Problem → Begin the copy with the line that contains "Give me the Bokeh source for this chart." and end it with the line that contains "from bokeh.resources import INLINE". Print these lines exactly and omit all pictures.

Data shown →
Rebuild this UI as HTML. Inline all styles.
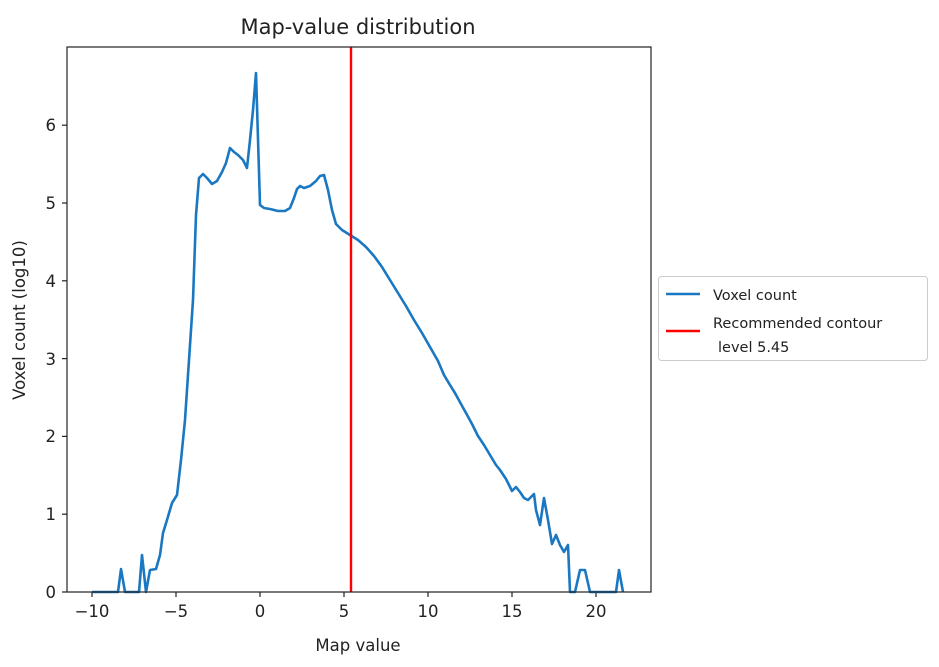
<!DOCTYPE html>
<html><head><meta charset="utf-8"><style>
body{margin:0;background:#fff;}
svg text{font-family:"DejaVu Sans","Liberation Sans",sans-serif;fill:#222;}
</style></head><body>
<svg width="939" height="662" xmlns="http://www.w3.org/2000/svg">
<rect width="939" height="662" fill="#fff"/>
<text x="358" y="34" font-size="21" text-anchor="middle">Map-value distribution</text>
<g stroke="#222" stroke-width="1.2">
<line x1="92" y1="592" x2="92" y2="597"/><line x1="176" y1="592" x2="176" y2="597"/><line x1="260" y1="592" x2="260" y2="597"/><line x1="344" y1="592" x2="344" y2="597"/><line x1="428" y1="592" x2="428" y2="597"/><line x1="512" y1="592" x2="512" y2="597"/><line x1="596" y1="592" x2="596" y2="597"/>
<line x1="62" y1="592" x2="67" y2="592"/><line x1="62" y1="514.2" x2="67" y2="514.2"/><line x1="62" y1="436.4" x2="67" y2="436.4"/><line x1="62" y1="358.6" x2="67" y2="358.6"/><line x1="62" y1="280.8" x2="67" y2="280.8"/><line x1="62" y1="203" x2="67" y2="203"/><line x1="62" y1="125.2" x2="67" y2="125.2"/>
</g>
<g font-size="16.5" text-anchor="middle">
<text x="92" y="617">−10</text><text x="176" y="617">−5</text><text x="260" y="617">0</text><text x="344" y="617">5</text><text x="428" y="617">10</text><text x="512" y="617">15</text><text x="596" y="617">20</text>
</g>
<g font-size="16.5" text-anchor="end">
<text x="56" y="598">0</text><text x="56" y="520">1</text><text x="56" y="442">2</text><text x="56" y="365">3</text><text x="56" y="287">4</text><text x="56" y="209">5</text><text x="56" y="131">6</text>
</g>
<text x="358" y="651" font-size="16.5" text-anchor="middle">Map value</text>
<text transform="translate(25,320) rotate(-90)" font-size="16.5" text-anchor="middle">Voxel count (log10)</text>
<polyline fill="none" stroke="#1a78c2" stroke-width="2.6" stroke-linejoin="round" points="92,592 118,592 121,569 125,592 139,592 142,555 146,592 150,570 156,569 160,555 163,533 167,520 172,503 177,495 181,460 185,420 189,360 193,300 196,215 199,178 203,174 207,178 212,184 217,181 222,172 226,163 230,148 234,152 238,155 243,160 247,168 250,140 253,110 256,73 260,205 264,208 270,209 278,211 285,211 290,208 294,198 297,189 300,186 304,188 310,186 316,181 320,176 324,175 328,190 332,210 336,224 342,230 350,235 358,240 366,247 374,256 382,267 390,280 398,293 406,306 414,320 422,333 430,347 438,361 444,375 450,385 455,393 461,404 466,413 472,424 478,436 484,445 490,455 496,465 500,470 506,479 509,485 512,491 516,487 520,492 524,498 528,500 534,494 536,510 540,525 544,498 548,520 552,544 556,535 560,545 564,552 568,545 570,592 575,592 580,570 585,570 590,592 616,592 619,570 623,592"/>
<line x1="351" y1="47" x2="351" y2="592" stroke="#ff0000" stroke-width="2.4"/>
<rect x="67" y="47" width="584" height="545" fill="none" stroke="#222" stroke-width="1.2"/>
<rect x="658.5" y="276.5" width="269" height="84" fill="#fff" stroke="#ccc" stroke-width="1" rx="3"/>
<line x1="666" y1="294" x2="700" y2="294" stroke="#1a78c2" stroke-width="2.6"/>
<line x1="666" y1="331" x2="700" y2="331" stroke="#ff0000" stroke-width="2.4"/>
<g font-size="14.5">
<text x="713" y="300">Voxel count</text>
<text x="713" y="328">Recommended contour</text>
<text x="718" y="352">level 5.45</text>
</g>
</svg>
</body></html>
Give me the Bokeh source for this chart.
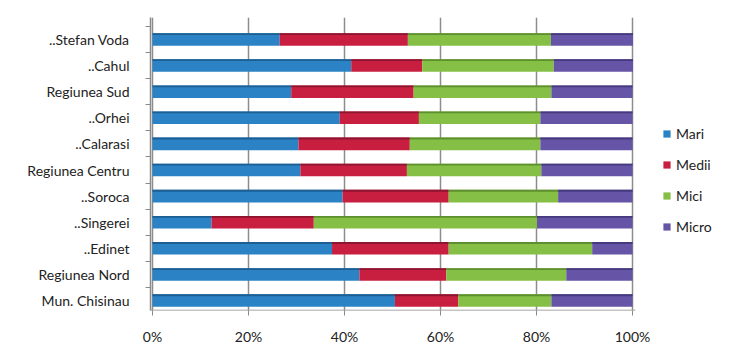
from bokeh.plotting import figure
from bokeh.models import ColumnDataSource, FixedTicker, Legend, LegendItem, Range1d
from bokeh.transform import dodge
from bokeh.embed import file_html
from bokeh.resources import INLINE

categories = ["Mun. Chisinau", "Regiunea Nord", "..Edinet", "..Singerei", "..Soroca",
              "Regiunea Centru", "..Calarasi", "..Orhei", "Regiunea Sud", "..Cahul", "..Stefan Voda"]
mari  = [50.5, 43.1, 37.4, 12.3, 39.6, 30.8, 30.4, 39.0, 28.9, 41.4, 26.5]
medii = [13.2, 18.1, 24.3, 21.3, 22.1, 22.2, 23.2, 16.5, 25.5, 14.8, 26.7]
mici  = [19.4, 25.0, 29.9, 46.5, 22.8, 28.0, 27.2, 25.3, 28.7, 27.4, 29.8]
micro = [16.9, 13.8,  8.4, 19.9, 15.5, 19.0, 19.2, 19.2, 16.9, 16.5, 17.1]
series = ["Mari", "Medii", "Mici", "Micro"]
colors = ["#2b83c6", "#c81f40", "#86bf46", "#6655a6"]
tops = ["#1d5e93", "#8e1530", "#5e8f2f", "#463a7e"]
x_ticks = [0, 20, 40, 60, 80, 100]
x_labels = ["0%", "20%", "40%", "60%", "80%", "100%"]

rows = list(range(len(categories)))
data = {"y": rows, "Mari": mari, "Medii": medii, "Mici": mici, "Micro": micro}
src = ColumnDataSource(data)

FONT = "Lato"
AXIS = "#8a8a8a"

x0, x1 = -0.42, 120.83
y0, y1 = -0.38, 10.84

p = figure(width=732, height=350, output_backend="svg", toolbar_location=None,
           x_range=Range1d(x0, x1), y_range=Range1d(y0, y1),
           min_border_left=150, min_border_right=0, min_border_top=17, min_border_bottom=40)
p.outline_line_color = None
p.background_fill_color = "white"

renderers = p.hbar_stack(series, y="y", height=0.48, color=colors, source=src, line_color=None)
p.hbar_stack(series, y=dodge("y", 0.205, range=p.y_range), height=0.07, color=tops,
             source=src, line_color=None)

# bottom axis baseline only under the plotting area
p.segment(x0=[x0], x1=[x_ticks[-1] + 0.6], y0=[y0], y1=[y0], line_color=AXIS, line_width=1.5)

# axes
p.xaxis.ticker = FixedTicker(ticks=x_ticks)
p.xaxis.major_label_overrides = {t: l for t, l in zip(x_ticks, x_labels)}
p.xaxis.major_label_text_font = FONT
p.xaxis.major_label_text_font_size = "14px"
p.xaxis.major_label_text_color = "#222222"
p.xaxis.axis_line_color = None
p.xaxis.major_tick_line_color = AXIS
p.xaxis.major_tick_out = 5
p.xaxis.major_tick_in = 0
p.xaxis.minor_tick_line_color = None
p.xaxis.major_label_standoff = 12

p.yaxis.ticker = FixedTicker(ticks=rows, minor_ticks=[r - 0.5 for r in rows] + [rows[-1] + 0.5])
p.yaxis.major_label_overrides = {r: c for r, c in zip(rows, categories)}
p.yaxis.major_label_text_font = FONT
p.yaxis.major_label_text_font_size = "14px"
p.yaxis.major_label_text_color = "#222222"
p.yaxis.axis_line_color = AXIS
p.yaxis.axis_line_width = 1.5
p.yaxis.major_tick_line_color = None
p.yaxis.minor_tick_line_color = AXIS
p.yaxis.minor_tick_out = 5
p.yaxis.minor_tick_in = 0
p.yaxis.major_label_standoff = 15

p.xgrid.ticker = FixedTicker(ticks=x_ticks)
p.xgrid.grid_line_color = "#8c8c8c"
p.xgrid.grid_line_width = 1.5
p.ygrid.grid_line_color = None

legend = Legend(items=[LegendItem(label=s, renderers=[r]) for s, r in zip(series, renderers)],
                location=(512, 74), border_line_color=None, background_fill_alpha=0,
                glyph_width=9, glyph_height=9, label_height=20, spacing=11, padding=0,
                margin=0,
                label_text_font=FONT, label_text_font_size="14px", label_text_color="#222222",
                label_standoff=5)
p.add_layout(legend, "center")

open("out.html", "w").write(file_html(p, INLINE))
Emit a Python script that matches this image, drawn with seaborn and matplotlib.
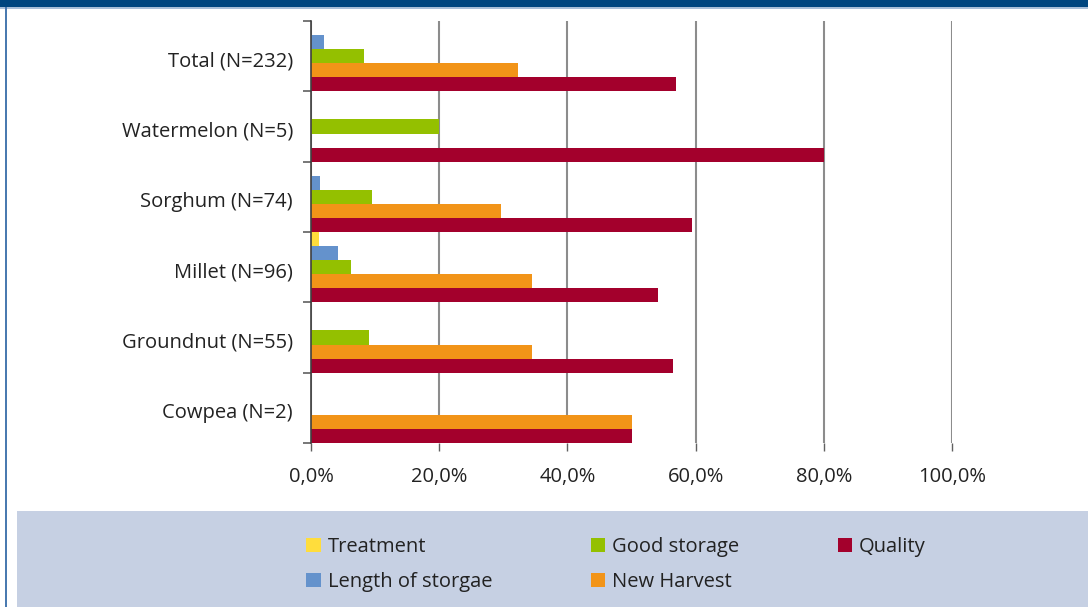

Task output →
Give me the Bokeh source for this chart.
from bokeh.plotting import figure
from bokeh.models import ColumnDataSource, FixedTicker, Legend, LegendItem, Range1d
from bokeh.transform import dodge
from bokeh.embed import file_html
from bokeh.resources import INLINE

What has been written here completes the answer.